The cross-examination by Mr. Nutsukpui hinged heavily on meetings between Dr. Opuni and some scientists from CRIG, who attended the meeting and the issues discussed.
The lawyer wanted to know if it is true what Mr. Akrofi, a scientist at CRIG told the police that on January 17, 2014, he attended a meeting with Dr. Opuni, Dr. Dwomoh, Mr. Afrifa and Dr. Hansen Baah.
But the Director of Public Prosecutions, (DPP) Yvonne Attakorah Obuobisa objected to the question saying the lawyer is asking the witness a hearsay statement made by someone who has not yet testified before the court.
She said the question could have been accepted if the statement was already in evidence and the court was served with what the declarant had said.
But Mr. Nutsukpui maintained that the witness had already told the court that Dr. Opuni held a meeting with scientists from CRIG on January 17 and 21, 2014 and is being asked a question on one of the persons he mentioned as being at the meeting.
The court presided over by Justice Clemence Honyenugah sustained the objection saying the question was inadmissible.
On the issues discussed at the meeting, Mr. Nutsukpui put it to the witness that “the issue which was discussed at that meeting according to the participants was the testing of the insecticides”.
Dr. Amoah responded by saying “I wouldn’t know but what Mr.
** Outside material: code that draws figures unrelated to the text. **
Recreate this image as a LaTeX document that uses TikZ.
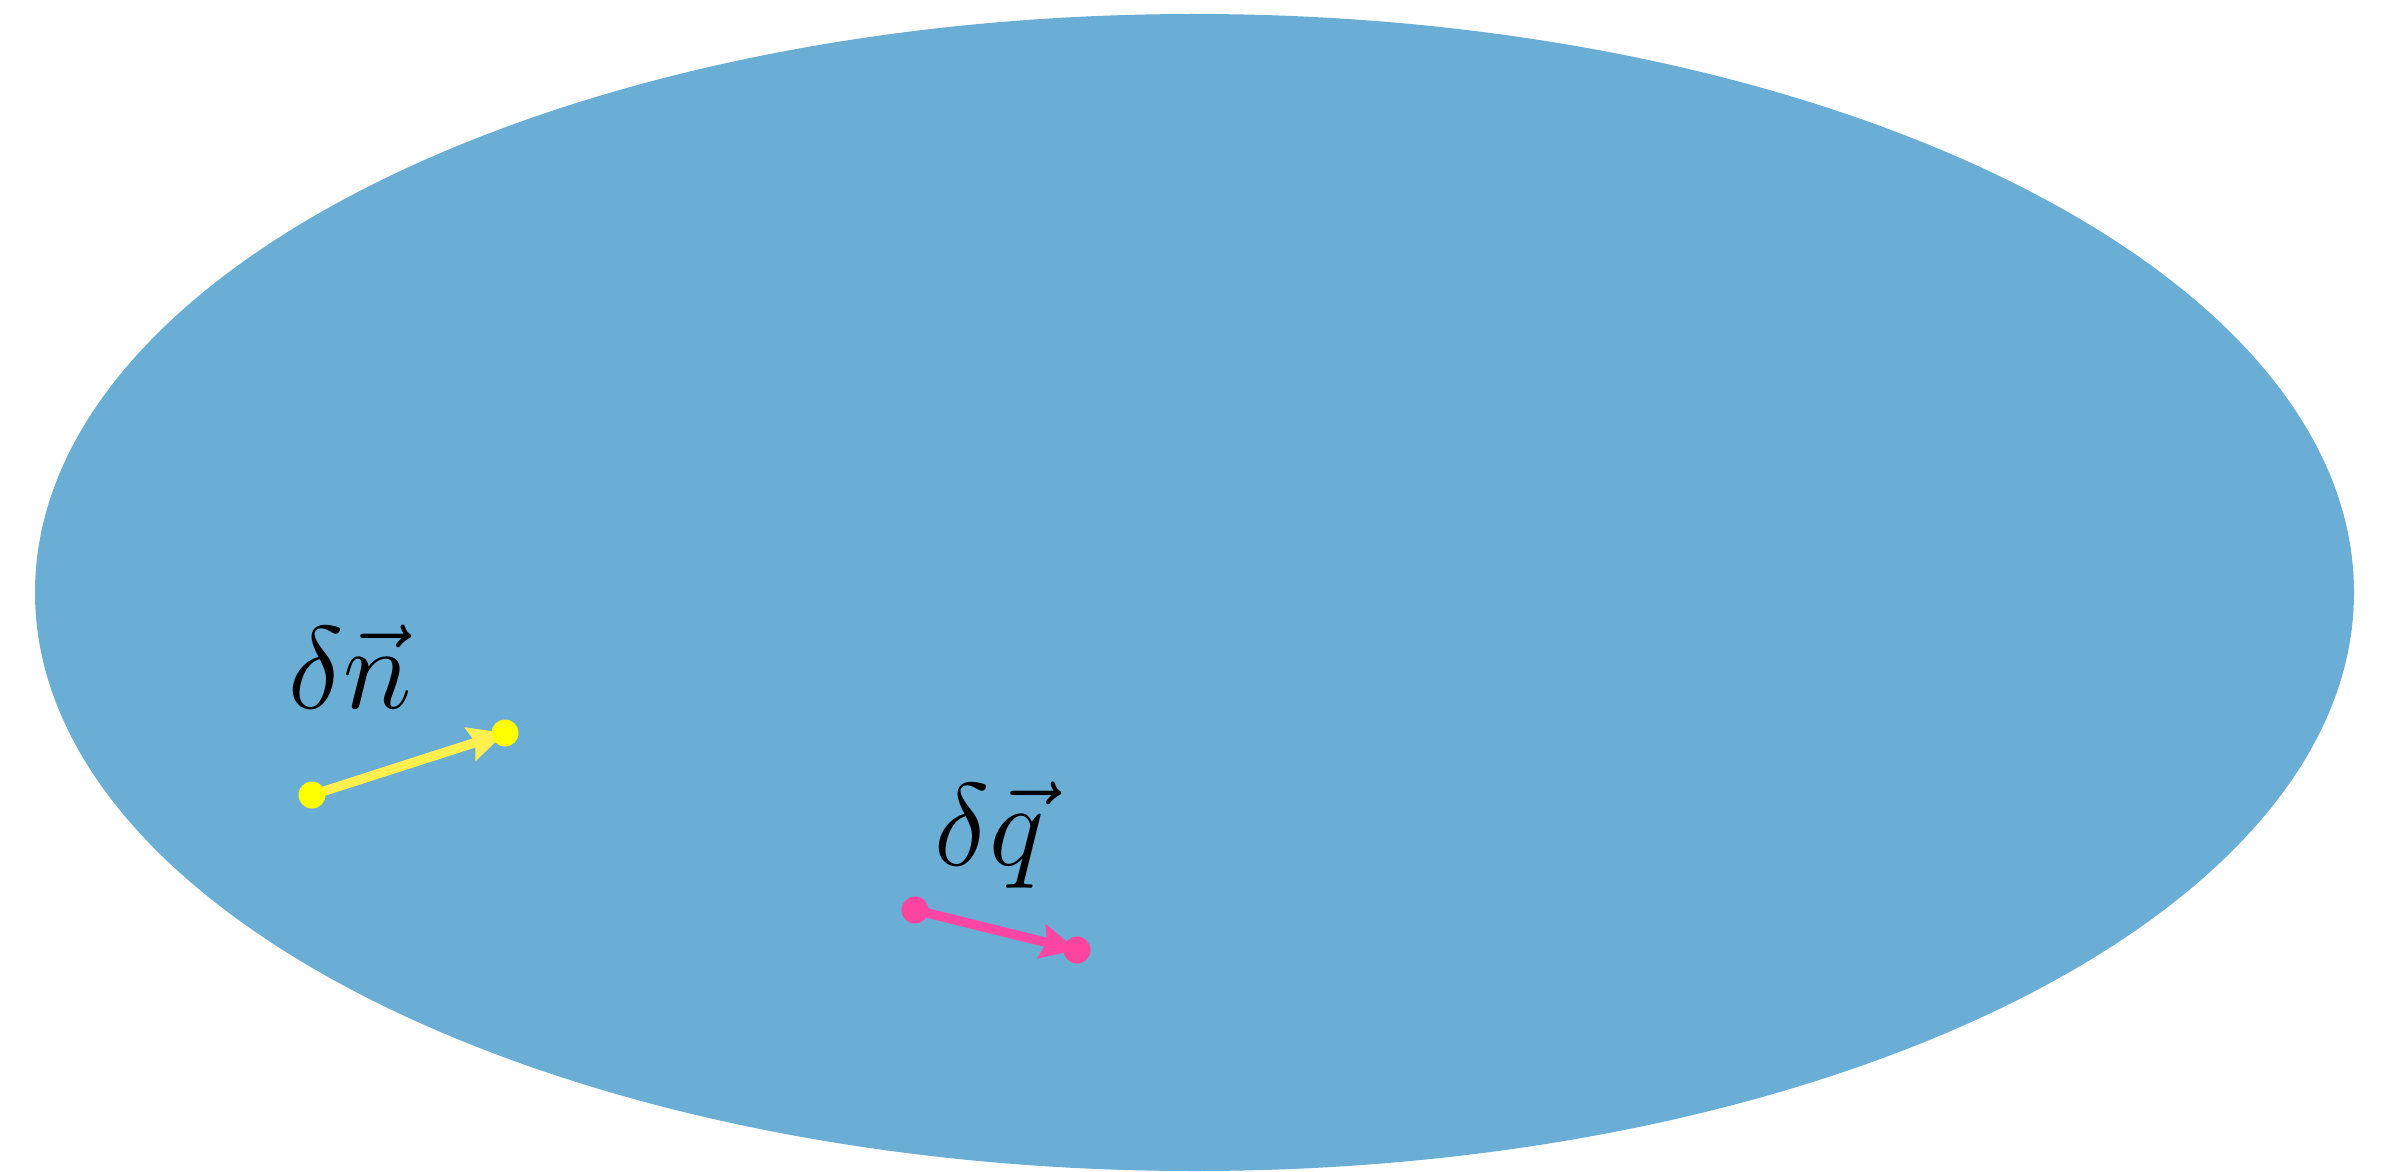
\documentclass[tikz,border=0pt]{standalone}
\usepackage{graphicx}
\usetikzlibrary{arrows.meta}
\definecolor{skyblue}{RGB}{106,173,213}
\definecolor{dotyellow}{RGB}{255,255,0}
\definecolor{arryellow}{RGB}{255,240,80}
\definecolor{dotpink}{RGB}{255,68,160}
\definecolor{arrpink}{RGB}{255,70,165}
\newcommand{\biglabel}[1]{\scalebox{1.34}{\fontsize{24.88}{30}\selectfont #1}}
\tikzset{
  vecarrow/.style={line width=2.7pt, -{Stealth[length=0.36cm,width=0.34cm,inset=0.05cm]}},
  vdot/.style={circle, inner sep=0pt, minimum size=0.27cm},
  vlabel/.style={inner sep=0pt}
}
\begin{document}
\begin{tikzpicture}[x=1cm,y=1cm]
\useasboundingbox (0,0) rectangle (23.87,11.71);
% ellipse region
\fill[skyblue] (11.945,5.785) ellipse [x radius=11.595, y radius=5.785];
% end points
\coordinate (n0) at (3.12,3.76);
\coordinate (n1) at (5.05,4.38);
\coordinate (q0) at (9.15,2.61);
\coordinate (q1) at (10.77,2.21);
% arrows
\draw[vecarrow, arryellow] (n0) -- (n1);
\draw[vecarrow, arrpink] (q0) -- (q1);
% dots
\node[vdot, fill=dotyellow] (dn0) at (n0) {};
\node[vdot, fill=dotyellow] (dn1) at (n1) {};
\node[vdot, fill=dotpink] (dq0) at (q0) {};
\node[vdot, fill=dotpink] (dq1) at (q1) {};
% labels
\node[vlabel] (ln) at (3.50,5.04) {\biglabel{$\delta\vec{n}$}};
\node[vlabel] (lq) at (9.90,3.36) {\biglabel{$\delta\vec{q}$}};
\end{tikzpicture}
\end{document}
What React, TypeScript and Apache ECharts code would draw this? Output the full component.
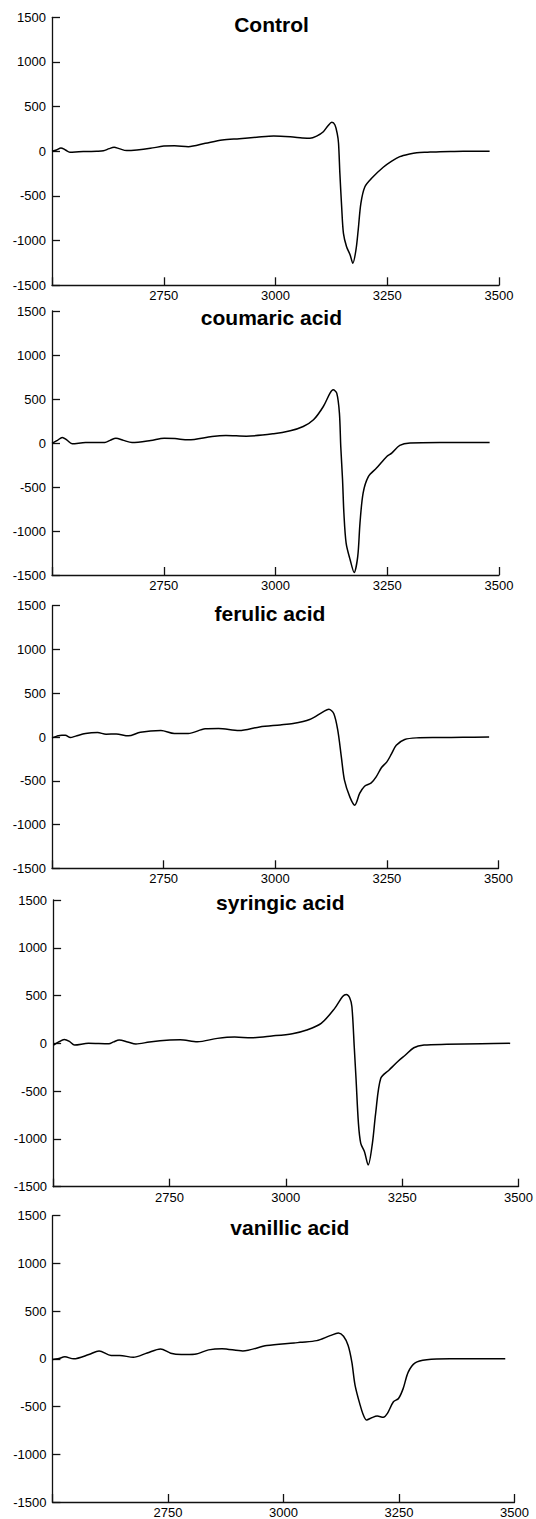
import React, { useEffect, useRef } from "react";
import * as echarts from "echarts";

// EPR spectra: field (G) vs. signal intensity, one panel per treatment.
const panelTitles = ["Control", "coumaric acid", "ferulic acid", "syringic acid", "vanillic acid"];
const xTicks = [2500, 2750, 3000, 3250, 3500];
const yTicks = [-1500, -1000, -500, 0, 500, 1000, 1500];

const control: [number, number][] = [
  [2500, 0], [2510, 15], [2520, 38], [2530, 15], [2540, -10], [2560, -5], [2580, -2], [2600, 0],
  [2615, 5], [2628, 30], [2639, 44], [2650, 30], [2667, 8], [2690, 15], [2720, 33], [2750, 58],
  [2774, 63], [2805, 52], [2843, 89], [2881, 126], [2919, 141], [2958, 157], [2996, 171],
  [3033, 163], [3060, 150], [3077, 145], [3092, 170], [3107, 219], [3118, 290], [3126, 324],
  [3133, 294], [3138, 200], [3141, 90], [3144, -246], [3148, -620], [3152, -918], [3159, -1068],
  [3167, -1160], [3173, -1253], [3180, -1104], [3185, -881], [3191, -582], [3200, -396],
  [3215, -302], [3241, -179], [3260, -110], [3278, -60], [3300, -30], [3316, -16], [3340, -10],
  [3368, -4], [3400, -2], [3440, 0], [3479, 0],
];

const coumaric: [number, number][] = [
  [2500, -5], [2512, 30], [2523, 63], [2533, 35], [2545, -9], [2575, 6], [2618, 6], [2630, 30],
  [2643, 55], [2660, 30], [2679, 6], [2721, 29], [2751, 55], [2775, 50], [2805, 36], [2858, 74],
  [2889, 85], [2935, 78], [2996, 105], [3033, 139], [3062, 188], [3085, 264], [3107, 415],
  [3122, 567], [3129, 604], [3137, 567], [3143, 340], [3146, -40], [3150, -418], [3153, -796],
  [3158, -1137], [3167, -1327], [3176, -1471], [3184, -1289], [3189, -910], [3196, -569],
  [3208, -380], [3226, -285], [3249, -153], [3260, -115], [3278, -28], [3301, 0], [3368, 6],
  [3420, 5], [3479, 5],
];

const ferulic: [number, number][] = [
  [2500, -10], [2511, 10], [2522, 21], [2530, 20], [2541, -6], [2553, 10], [2575, 40], [2602, 51],
  [2621, 32], [2644, 35], [2671, 13], [2698, 55], [2744, 74], [2774, 40], [2805, 40], [2843, 93],
  [2873, 97], [2919, 74], [2965, 115], [3011, 138], [3040, 154], [3077, 200], [3107, 287],
  [3120, 317], [3131, 268], [3140, 78], [3148, -227], [3155, -493], [3167, -684], [3178, -779],
  [3189, -645], [3200, -562], [3215, -524], [3226, -455], [3238, -349], [3250, -284],
  [3260, -196], [3271, -94], [3290, -29], [3316, -10], [3368, -6], [3420, -3], [3479, 0],
];

const syringic: [number, number][] = [
  [2501, -18], [2512, 15], [2524, 40], [2535, 20], [2546, -18], [2576, 0], [2620, -5], [2630, 15],
  [2642, 35], [2660, 15], [2678, -7], [2707, 14], [2751, 35], [2773, 38], [2810, 17], [2853, 52],
  [2890, 66], [2926, 59], [2970, 77], [3014, 101], [3045, 140], [3076, 209], [3105, 366],
  [3122, 490], [3130, 512], [3137, 480], [3142, 383], [3147, -36], [3151, -384], [3156, -837],
  [3161, -1046], [3169, -1134], [3177, -1273], [3186, -1046], [3193, -732], [3204, -366],
  [3222, -279], [3240, -192], [3257, -122], [3275, -46], [3297, -18], [3346, -10], [3420, -4],
  [3482, 0],
];

const vanillic: [number, number][] = [
  [2500, -7], [2512, 0], [2527, 21], [2546, 0], [2579, 45], [2601, 83], [2627, 35], [2646, 35],
  [2675, 17], [2705, 62], [2734, 104], [2756, 59], [2779, 45], [2808, 48], [2838, 94], [2867, 107],
  [2912, 83], [2964, 139], [3023, 166], [3036, 173], [3072, 191], [3101, 243], [3119, 270],
  [3130, 236], [3140, 139], [3148, -35], [3155, -277], [3166, -485], [3173, -589], [3180, -641],
  [3191, -617], [3203, -600], [3216, -613], [3225, -572], [3238, -450], [3249, -416],
  [3259, -312], [3270, -139], [3285, -42], [3310, -10], [3360, 0], [3420, 0], [3480, 0],
];

const seriesData = [control, coumaric, ferulic, syringic, vanillic];

// Plot-area boxes (px) for the five stacked panels
const grids = [
  { left: 52, top: 17.3, width: 447, height: 268 },
  { left: 52, top: 311, width: 447, height: 264 },
  { left: 52, top: 605.7, width: 446.5, height: 262.6 },
  { left: 53.1, top: 900, width: 469, height: 286.7 },
  { left: 52.4, top: 1215.7, width: 462.1, height: 288.6 },
];
const titlePos = [
  [271.5, 24.7], [271.4, 317], [269.9, 613], [280.3, 902.7], [289.9, 1227],
];

const FONT = '"Liberation Sans", Arial, Helvetica, sans-serif';

export default function App() {
  const ref = useRef<HTMLDivElement>(null);
  useEffect(() => {
    if (!ref.current) return;
    const chart = echarts.init(ref.current, undefined, { renderer: "svg" });
    const axisLine = { show: true, onZero: false, lineStyle: { color: "#111", width: 1.3 } };
    const axisTick = { show: true, inside: true, length: 8, lineStyle: { color: "#111", width: 1.3 } };
    chart.setOption({
      animation: false,
      backgroundColor: "#fff",
      grid: grids.map((g) => ({ ...g, containLabel: false })),
      xAxis: grids.map((_, i) => ({
        type: "value",
        gridIndex: i,
        min: xTicks[0],
        max: xTicks[xTicks.length - 1],
        interval: 250,
        axisLine,
        axisTick,
        splitLine: { show: false },
        axisLabel: {
          margin: 4,
          fontSize: 13,
          fontFamily: FONT,
          color: "#000",
          formatter: (v: number) => (v === xTicks[0] ? "" : String(v)),
        },
      })),
      yAxis: grids.map((_, i) => ({
        type: "value",
        gridIndex: i,
        min: yTicks[0],
        max: yTicks[yTicks.length - 1],
        interval: 500,
        axisLine,
        axisTick,
        splitLine: { show: false },
        axisLabel: {
          margin: 6,
          fontSize: 13,
          fontFamily: FONT,
          color: "#000",
          formatter: (v: number) => String(v),
        },
      })),
      series: seriesData.map((d, i) => ({
        type: "line",
        name: panelTitles[i],
        xAxisIndex: i,
        yAxisIndex: i,
        data: d,
        showSymbol: false,
        smooth: 0.3,
        lineStyle: { color: "#000", width: 1.5 },
      })),
      graphic: panelTitles.map((t, i) => ({
        type: "text",
        x: titlePos[i][0],
        y: titlePos[i][1],
        style: {
          text: t,
          fill: "#000",
          fontSize: 21,
          fontWeight: "bold",
          fontFamily: FONT,
          align: "center",
          verticalAlign: "middle",
        },
      })),
    });
    return () => chart.dispose();
  }, []);
  return (
    <div
      ref={ref}
      style={{ position: "absolute", left: 0, top: 0, width: 536, height: 1519 }}
    />
  );
}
Akrofi told me on their return was that they discussed the testing of chemicals in general with particular reference to reducing the testing period of generic chemicals and fertilizers”.
This led to a give-and-take sort between the lawyer and the witness as they both have different versions of what transpired at the said meeting.
Background
Dr. Opuni and businessman Seidu Agongo are before an Accra High Court for causing financial loss to the state to the tune of GH?217,370,289.22.
The two are facing a total of 27 charges including defrauding by false pretense, willfully causing financial loss to the state, money laundering, corruption by a public officer and contravention of the Public Procurement Act.